Illich ne pouvait imaginer qu'un système puisse se maintenir précisément grâce à la perte de toute crédibilité – c'est-à-dire que les hommes continuent à agir selon des modèles et des principes auxquels ils ne croient plus, que le manque de foi, le fait d'être oligopistos (Matthieu, 14, 31), deviendrait la condition normale de l'humanité (et c'est certainement l'Église qui, en transformant en un ensemble de dogmes la proximité entre le cœur et la parole dont il était question chez Paul, Rm. 10, 6-10, avait rendu acceptable la perte de la foi).
Un système – comme celui auquel nous sommes confrontés – qui part du principe que l'on ne croit plus en lui, qui repose donc précisément sur l'apistia et le manque de confiance, est un adversaire à la fois fragile et particulièrement difficile à combattre. En effet, il bénéficie sans cesse d'un crédit qu'il n'a pas, tout comme les créances sur lesquelles les banques fondent leur pouvoir sont en fin de compte irrécouvrables.
L’argent fonctionne non pas parce qu’on y croit, mais précisément parce qu’il est la forme même du manque de foi (comme Marx l’avait entrevu, c’est précisément cette absence de foi qui constitue le caractère théologique de la marchandise : on ne peut pas avoir foi en ce qui peut être vendu et acheté).
En se substituant à l'Église, les banques administrent avec sagesse et irresponsabilité l'absence de foi qui caractérise notre monde. Elles sont les lévites et les prêtres de la nouvelle irréligion de l'humanité.
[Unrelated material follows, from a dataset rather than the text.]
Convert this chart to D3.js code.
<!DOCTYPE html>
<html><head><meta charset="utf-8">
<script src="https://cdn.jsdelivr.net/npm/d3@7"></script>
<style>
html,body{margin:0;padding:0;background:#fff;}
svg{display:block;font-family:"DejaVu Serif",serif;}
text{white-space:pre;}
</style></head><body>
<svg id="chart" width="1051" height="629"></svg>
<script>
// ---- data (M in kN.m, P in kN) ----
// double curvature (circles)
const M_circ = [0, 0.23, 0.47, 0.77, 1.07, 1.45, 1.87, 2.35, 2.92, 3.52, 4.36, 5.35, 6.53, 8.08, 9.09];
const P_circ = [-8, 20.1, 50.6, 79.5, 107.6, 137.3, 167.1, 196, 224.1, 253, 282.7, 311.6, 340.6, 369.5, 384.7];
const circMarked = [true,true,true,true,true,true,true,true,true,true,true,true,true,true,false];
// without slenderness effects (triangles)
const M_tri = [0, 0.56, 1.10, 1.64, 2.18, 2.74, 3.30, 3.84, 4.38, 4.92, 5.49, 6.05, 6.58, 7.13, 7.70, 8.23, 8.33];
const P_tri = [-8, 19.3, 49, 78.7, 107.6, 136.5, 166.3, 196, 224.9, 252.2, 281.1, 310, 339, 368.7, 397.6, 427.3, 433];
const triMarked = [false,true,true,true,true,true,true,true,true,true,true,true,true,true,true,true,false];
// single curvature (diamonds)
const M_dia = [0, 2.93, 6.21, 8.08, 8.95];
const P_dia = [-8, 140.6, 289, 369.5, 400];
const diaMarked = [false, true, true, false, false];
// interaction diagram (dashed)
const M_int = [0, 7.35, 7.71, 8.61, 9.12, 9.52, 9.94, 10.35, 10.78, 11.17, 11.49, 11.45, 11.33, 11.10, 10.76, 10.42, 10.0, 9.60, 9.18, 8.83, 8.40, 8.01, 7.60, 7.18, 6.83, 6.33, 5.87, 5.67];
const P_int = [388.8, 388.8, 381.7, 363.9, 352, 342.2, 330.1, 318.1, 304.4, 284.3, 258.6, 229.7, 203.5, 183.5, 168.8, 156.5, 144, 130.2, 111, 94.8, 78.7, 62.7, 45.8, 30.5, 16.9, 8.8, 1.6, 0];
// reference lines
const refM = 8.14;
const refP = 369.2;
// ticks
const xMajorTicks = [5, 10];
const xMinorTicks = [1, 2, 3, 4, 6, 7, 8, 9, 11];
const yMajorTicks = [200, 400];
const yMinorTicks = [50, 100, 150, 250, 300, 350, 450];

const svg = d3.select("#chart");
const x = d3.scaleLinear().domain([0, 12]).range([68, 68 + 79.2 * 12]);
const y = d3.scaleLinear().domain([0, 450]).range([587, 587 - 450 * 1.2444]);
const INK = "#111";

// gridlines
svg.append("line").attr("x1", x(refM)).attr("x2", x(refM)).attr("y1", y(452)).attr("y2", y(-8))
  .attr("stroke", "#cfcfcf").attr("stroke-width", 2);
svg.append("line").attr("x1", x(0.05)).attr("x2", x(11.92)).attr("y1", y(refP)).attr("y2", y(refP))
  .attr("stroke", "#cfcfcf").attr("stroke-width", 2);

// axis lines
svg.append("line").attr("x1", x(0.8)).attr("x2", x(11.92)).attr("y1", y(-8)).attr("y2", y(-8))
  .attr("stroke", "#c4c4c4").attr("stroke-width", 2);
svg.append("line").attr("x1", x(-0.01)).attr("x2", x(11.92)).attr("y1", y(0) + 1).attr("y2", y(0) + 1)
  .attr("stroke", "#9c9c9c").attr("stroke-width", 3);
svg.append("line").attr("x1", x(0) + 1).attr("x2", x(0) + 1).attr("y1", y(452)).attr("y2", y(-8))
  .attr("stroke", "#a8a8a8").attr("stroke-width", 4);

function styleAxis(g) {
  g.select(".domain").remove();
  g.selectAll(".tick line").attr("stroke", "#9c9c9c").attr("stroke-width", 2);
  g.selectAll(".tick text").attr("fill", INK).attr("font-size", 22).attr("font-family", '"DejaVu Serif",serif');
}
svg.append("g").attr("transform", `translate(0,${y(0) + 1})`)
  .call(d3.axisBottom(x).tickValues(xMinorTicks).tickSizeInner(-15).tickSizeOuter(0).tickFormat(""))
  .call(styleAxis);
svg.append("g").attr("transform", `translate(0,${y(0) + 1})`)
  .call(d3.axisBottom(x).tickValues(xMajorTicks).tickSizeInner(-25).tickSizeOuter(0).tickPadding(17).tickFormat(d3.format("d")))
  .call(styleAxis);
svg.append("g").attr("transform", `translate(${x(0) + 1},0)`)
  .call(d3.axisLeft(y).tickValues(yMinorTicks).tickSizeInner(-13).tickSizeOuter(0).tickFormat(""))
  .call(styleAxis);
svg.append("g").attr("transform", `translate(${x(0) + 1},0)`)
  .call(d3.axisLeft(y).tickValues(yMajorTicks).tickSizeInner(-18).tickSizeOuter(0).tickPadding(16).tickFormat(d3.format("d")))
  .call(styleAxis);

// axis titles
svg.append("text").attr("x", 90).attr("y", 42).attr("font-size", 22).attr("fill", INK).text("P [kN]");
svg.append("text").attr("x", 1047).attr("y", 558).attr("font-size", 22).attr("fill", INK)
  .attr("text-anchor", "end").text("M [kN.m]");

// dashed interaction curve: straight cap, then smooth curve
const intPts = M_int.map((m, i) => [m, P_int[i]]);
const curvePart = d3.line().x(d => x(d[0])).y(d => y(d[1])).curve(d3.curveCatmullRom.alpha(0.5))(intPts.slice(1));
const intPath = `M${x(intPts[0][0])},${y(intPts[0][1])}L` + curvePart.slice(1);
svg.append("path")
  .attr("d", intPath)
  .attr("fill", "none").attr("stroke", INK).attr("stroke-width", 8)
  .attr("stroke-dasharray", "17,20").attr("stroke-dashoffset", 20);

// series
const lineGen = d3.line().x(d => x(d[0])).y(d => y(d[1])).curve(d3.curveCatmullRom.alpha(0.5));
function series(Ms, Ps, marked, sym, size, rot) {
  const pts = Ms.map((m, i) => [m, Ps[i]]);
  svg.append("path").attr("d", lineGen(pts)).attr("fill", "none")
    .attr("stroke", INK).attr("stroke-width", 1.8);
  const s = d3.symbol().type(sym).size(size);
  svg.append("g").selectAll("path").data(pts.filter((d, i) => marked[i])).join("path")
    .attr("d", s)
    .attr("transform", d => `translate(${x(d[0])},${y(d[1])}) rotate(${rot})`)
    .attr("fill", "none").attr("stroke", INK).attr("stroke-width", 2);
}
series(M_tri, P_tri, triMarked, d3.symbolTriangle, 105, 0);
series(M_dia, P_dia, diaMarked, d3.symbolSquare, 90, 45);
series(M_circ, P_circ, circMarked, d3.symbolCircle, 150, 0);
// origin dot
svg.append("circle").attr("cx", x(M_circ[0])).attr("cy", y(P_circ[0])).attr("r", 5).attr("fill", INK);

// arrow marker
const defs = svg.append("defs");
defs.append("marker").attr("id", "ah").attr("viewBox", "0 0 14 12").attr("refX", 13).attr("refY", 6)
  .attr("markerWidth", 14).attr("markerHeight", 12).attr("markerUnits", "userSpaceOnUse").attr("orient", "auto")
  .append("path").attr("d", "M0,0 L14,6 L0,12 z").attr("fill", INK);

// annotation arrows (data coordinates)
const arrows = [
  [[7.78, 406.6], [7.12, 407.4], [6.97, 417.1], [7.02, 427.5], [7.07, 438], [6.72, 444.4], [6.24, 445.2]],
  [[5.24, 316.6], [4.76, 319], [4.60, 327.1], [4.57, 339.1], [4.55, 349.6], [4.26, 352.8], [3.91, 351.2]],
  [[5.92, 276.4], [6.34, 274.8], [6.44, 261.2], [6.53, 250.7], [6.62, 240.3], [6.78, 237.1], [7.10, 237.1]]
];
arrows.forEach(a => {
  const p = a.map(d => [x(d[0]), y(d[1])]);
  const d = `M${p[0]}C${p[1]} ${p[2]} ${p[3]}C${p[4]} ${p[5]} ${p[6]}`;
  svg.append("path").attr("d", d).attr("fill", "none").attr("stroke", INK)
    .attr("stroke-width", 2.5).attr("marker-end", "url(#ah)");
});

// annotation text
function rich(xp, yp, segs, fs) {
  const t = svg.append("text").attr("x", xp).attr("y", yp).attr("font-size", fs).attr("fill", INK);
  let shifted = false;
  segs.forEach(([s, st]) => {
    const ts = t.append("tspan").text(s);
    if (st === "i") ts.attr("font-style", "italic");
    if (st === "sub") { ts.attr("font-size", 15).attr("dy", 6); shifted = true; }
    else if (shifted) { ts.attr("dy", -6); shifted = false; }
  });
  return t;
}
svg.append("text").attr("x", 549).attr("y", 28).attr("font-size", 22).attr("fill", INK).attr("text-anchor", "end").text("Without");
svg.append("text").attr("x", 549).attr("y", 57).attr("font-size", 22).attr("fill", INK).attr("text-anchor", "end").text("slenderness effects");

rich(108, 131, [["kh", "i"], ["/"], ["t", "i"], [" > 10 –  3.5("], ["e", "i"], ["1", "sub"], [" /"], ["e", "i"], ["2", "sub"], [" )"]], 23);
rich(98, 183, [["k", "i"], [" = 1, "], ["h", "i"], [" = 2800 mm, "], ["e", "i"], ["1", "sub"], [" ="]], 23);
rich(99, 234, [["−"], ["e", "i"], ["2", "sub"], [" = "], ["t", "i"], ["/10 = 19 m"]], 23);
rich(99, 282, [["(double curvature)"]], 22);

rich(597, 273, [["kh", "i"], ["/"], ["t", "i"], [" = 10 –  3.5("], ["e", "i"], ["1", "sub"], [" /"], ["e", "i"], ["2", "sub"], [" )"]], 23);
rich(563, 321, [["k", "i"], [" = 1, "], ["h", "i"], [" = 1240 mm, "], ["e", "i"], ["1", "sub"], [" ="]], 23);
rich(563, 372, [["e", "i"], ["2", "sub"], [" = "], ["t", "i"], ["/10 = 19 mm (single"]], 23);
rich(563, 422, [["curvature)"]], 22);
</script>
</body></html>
Comment concevoir une stratégie face à un tel adversaire ? Il est certainement vain de dénoncer sa non-crédibilité et son illégitimité, car – comme on l'a clairement vu pendant la soi-disant pandémie – il est le premier à les afficher et à les revendiquer. Son point faible ne réside pas tant dans son manque de foi que dans le mensonge auquel celle-ci le contraint. En effet, seul un pouvoir fondé sur l'incrédulité, qui déciderait de ne pas parler et se vouerait au silence, serait invincible. Les pouvoirs qui prétendent aujourd'hui nous gouverner ne font que parler et émettre des jugements et, contredisant ainsi leur nature la plus intime, semblent en quelque sorte croire et exiger la foi.
En réalité, il se passe ici quelque chose de plus compliqué et subtil. Pour celui qui ne croit pas, tout discours est faux, car l'absence de foi ne correspond qu'au silence. Comme ce personnage des Démons, il ne croit ni croire ni ne croit ne pas croire. Si, au contraire, il croit, comme cela semble être le cas partout aujourd'hui, en sa propre incrédulité, il détruit le fondement même sur lequel il reposait. Croire ne pas croire est le pire des mensonges, dans lequel celui qui le profère ne peut que rester emprisonné. Et c'est ce mensonge – et non, comme le suggérait Illich, le fait que les hommes ne croient plus en lui – qui mènera le système à sa perte.